Yes. A patch cable is a networking term for, in layman terms, plugging one device into another and have them communicate. Being ‘stranded’ refers to the rigidity of the individual wires. Your backbone cable is solid copper core, so it will be inflexible. Stranded cables can also be solid copper, but instead of one thick solid wire they are made up of many much smaller individual copper wires. This makes them more bendy-bendy and ideal for use on the end side of things.
If you have a sacrificial cable I encourage you to cut it up and look at it and compare it to your backbone cable.

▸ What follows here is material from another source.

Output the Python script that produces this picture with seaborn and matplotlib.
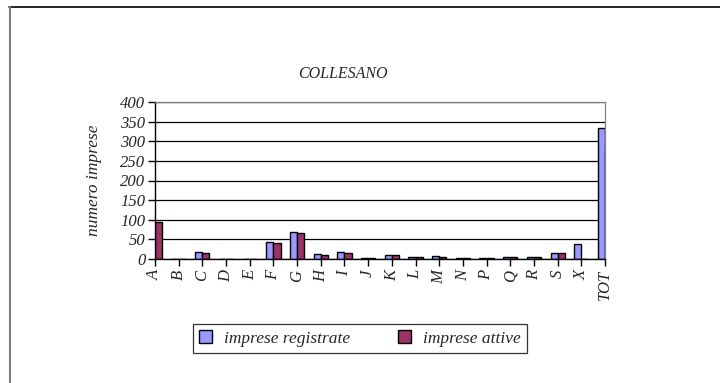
"""
COLLESANO - imprese registrate / attive per sezione
"""
import pandas as pd
import numpy as np
import matplotlib
matplotlib.use("Agg")
import matplotlib.pyplot as plt
import seaborn as sns
from matplotlib.lines import Line2D
from matplotlib.patches import Patch

# Data
categories = ['A', 'B', 'C', 'D', 'E', 'F', 'G', 'H', 'I', 'J',
              'K', 'L', 'M', 'N', 'P', 'Q', 'R', 'S', 'X', 'TOT']
registrate = [98, 0, 17, 0, 0, 44, 70, 12, 18, 2,
              11, 4, 7, 3, 3, 5, 4, 16, 38, 333]
attive = [95, 0, 15, 0, 0, 42, 65, 10, 16, 2,
          10, 4, 6, 3, 3, 5, 4, 15, 0, 278]
series_names = ['imprese registrate', 'imprese attive']
y_ticks = [0, 50, 100, 150, 200, 250, 300, 350, 400]

df = pd.DataFrame({
    'sezione': categories * 2,
    'numero': registrate + attive,
    'serie': [series_names[0]] * len(categories) + [series_names[1]] * len(categories),
})

sns.set_style("white")
plt.rcParams['font.family'] = ['Liberation Serif', 'DejaVu Serif']
plt.rcParams['font.style'] = 'italic'

colors = {'imprese registrate': '#9999FF', 'imprese attive': '#993366'}

fig = plt.figure(figsize=(7.2, 3.83), dpi=100)
ax = fig.add_axes([155 / 720, 1 - 259 / 383, 450 / 720, 157 / 383])

sns.barplot(
    data=df, x='sezione', y='numero', hue='serie', order=categories,
    hue_order=series_names, palette=colors, width=0.6, dodge=True,
    edgecolor='black', linewidth=1.0, saturation=1, legend=False, ax=ax
)

ax.set_xlim(0, len(categories) - 1)
ax.set_ylim(0, 400)
ax.set_yticks(y_ticks)
ax.yaxis.grid(True, color='black', linewidth=0.9)
ax.set_axisbelow(True)

for side in ['top', 'right']:
    ax.spines[side].set_color('#808080')
    ax.spines[side].set_linewidth(0.9)
for side in ['left', 'bottom']:
    ax.spines[side].set_color('black')
    ax.spines[side].set_linewidth(1.0)

ax.tick_params(axis='both', direction='out', length=5, width=1, color='black',
               labelsize=12, pad=2, bottom=True, left=True)
ax.tick_params(axis='x', pad=3)
ax.set_xticks(range(len(categories)))
ax.set_xticklabels(categories, rotation=90, fontstyle='italic')
for lbl in ax.get_yticklabels():
    lbl.set_fontstyle('italic')

ax.set_xlabel('')
ax.set_ylabel('numero imprese', fontsize=12.5, fontstyle='italic', labelpad=13)

fig.text(343 / 720, 1 - 74 / 383, 'COLLESANO', ha='center', va='center',
         fontsize=11.5, fontstyle='italic')

handles = [Patch(facecolor=colors[s], edgecolor='black', linewidth=1.0) for s in series_names]
leg = fig.legend(handles, series_names, loc='center', ncol=2,
                 bbox_to_anchor=(360 / 720, 1 - 338.5 / 383),
                 frameon=True, fancybox=False, edgecolor='black',
                 prop={'style': 'italic', 'size': 12.5},
                 handlelength=0.7, handleheight=0.7, handletextpad=0.7,
                 columnspacing=2.8, borderpad=0.35, borderaxespad=0.2)
leg.get_frame().set_linewidth(0.9)

# chart area border (top and left visible)
fig.add_artist(Line2D([9 / 720, 1], [1 - 7 / 383, 1 - 7 / 383], color='black', linewidth=1.2))
fig.add_artist(Line2D([10 / 720, 10 / 720], [0, 1 - 7 / 383], color='#808080', linewidth=1.5))

plt.savefig('out.png', dpi=100)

Quality of life. Optional. For me, being angled downwards at 45 degrees makes them much more tolerable since they won’t be sticking out so damn far. It also makes it ‘feel’ better plugging it in. But basically just down to aesthetics. Unless of course you plan to push something up right up flush to it. Like a couch, or there is an alcove in the wall behind a wall-mounted TV. They’re more practical in those scenarios.
Thanks pal, I get ya now, may be I’ll get some of them just in case.
I understand now, cheers. I do prefer the punch down version - they’re better for eyes that don’t work so well!
I think it’s OK at the moment, though the first keystone I did, it sounds like I did it the reverse/bad way by separating the wires (untwisting them)…ooops. It’s working OK, but I’m not confident with the quality/ping of the connection. Mind you, it’s only on a 20m/60ft run. I get you though, next time I’ll keep them twisted for as long as possible
The cable I’m using, although CAT6, I’m not intending to have 10G, instead my final goal is to have 1 x 1G copper running to the house and office, but also a 10G fibre to and from the house. The latter will only run to a snapshot machine, my workstation and the main server (a re-purposed Xeon based workstation). Later on I hope to only have 1 x 1G fibre and 1 x 10G fibre running between the buildings, just for lightning protection (not that we get much of that here).
Ah thanks again, wealth of knowledge you are So smaller the distance, skinnier the cable can be.
That makes sense, I might get some of those for some rooms, I’ll definitely note them.